Reste aussi le cas, jamais traité, des aides versées aux étudiants : c’est le public pour lequel, comme le remarque un groupe de travail de 2015 de l’Assemblée nationale, les effets redistributifs sont les moindres et les effets inflationnistes certains. Même si l’attribution à des jeunes d’une aide propre en dehors de toute prise en compte de la famille relève d’une politique de la jeunesse séduisante, nous n’en avons pas les moyens. Il faut donc tenir compte des revenus des parents mais aussi de leur éloignement.

Contrairement à une idée reçue, les aides personnelles au logement ne représentent donc pas le gisement d’économies dont rêvent les budgétaires, sauf à mener une politique socialement très dure. La reprise économique et la baisse du chômage peuvent en limiter la charge mais il faudra trouver ailleurs le moyen d’équilibrer les comptes de l’Etat.

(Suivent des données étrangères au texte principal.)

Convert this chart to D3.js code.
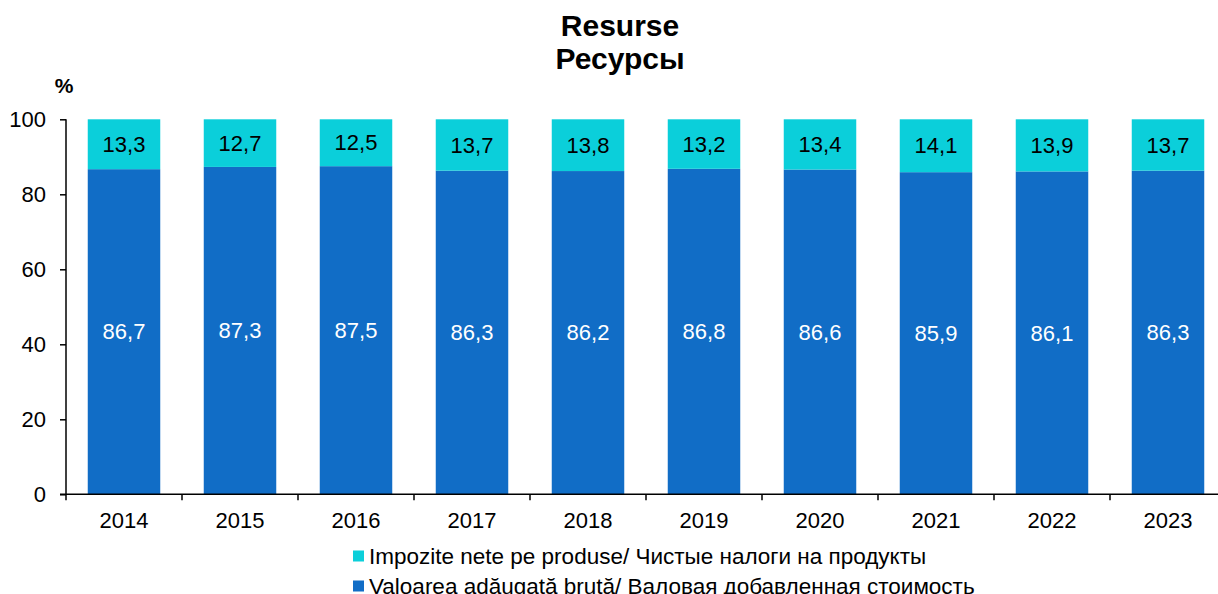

[1] Défini par Benoist Apparu à la fin des années 2000 sur le modèle du « Housing first » mis en œuvre aux Etats-Unis, la doctrine considère que le logement est une condition de la réinsertion et qu’il faut donc assurer en priorité aux personnes sans domicile un logement stable en leur évitant des hébergements d’urgence précaires et provisoires.

[2] Evaluation des aides personnelles au logement, IGAS et mission nationale de contrôle et d’audit des organismes de sécurité sociale, 2012, L’impact des aides au logement sur le secteur locatif privé, Insee Analyses, 2014, Les aides personnelles au logement, Cour des comptes, juillet 2015, Les aides personnelles au logement locatif, Mission d’évaluation de la politique du logement confiée à  l’inspection générale des finances à  l’inspection générale des affaires sociales et au  conseil général de l’environnement et du développement durable, 2015, Réformer les aides personnelles au logement, Institut des politiques publiques, 2015.

[3] Le taux d’effort est le pourcentage du revenu disponible consacré à une dépense. Il est dit net lorsqu’il tient compte des aides personnelles au logement.

[4] Source : minima sociaux et prestations sociales, DREES, Edition 2016

[5] Le logement en France, Insee, Edition 2017

[6] Le logement en France, Insee, 2017

[7] Les aides au logement sont-elles inflationnistes ? A. Bouteille, Aides personnelles, vers une intégration dans les minima sociaux, J. Bosvieux, in Politique du logement, octobre 2015.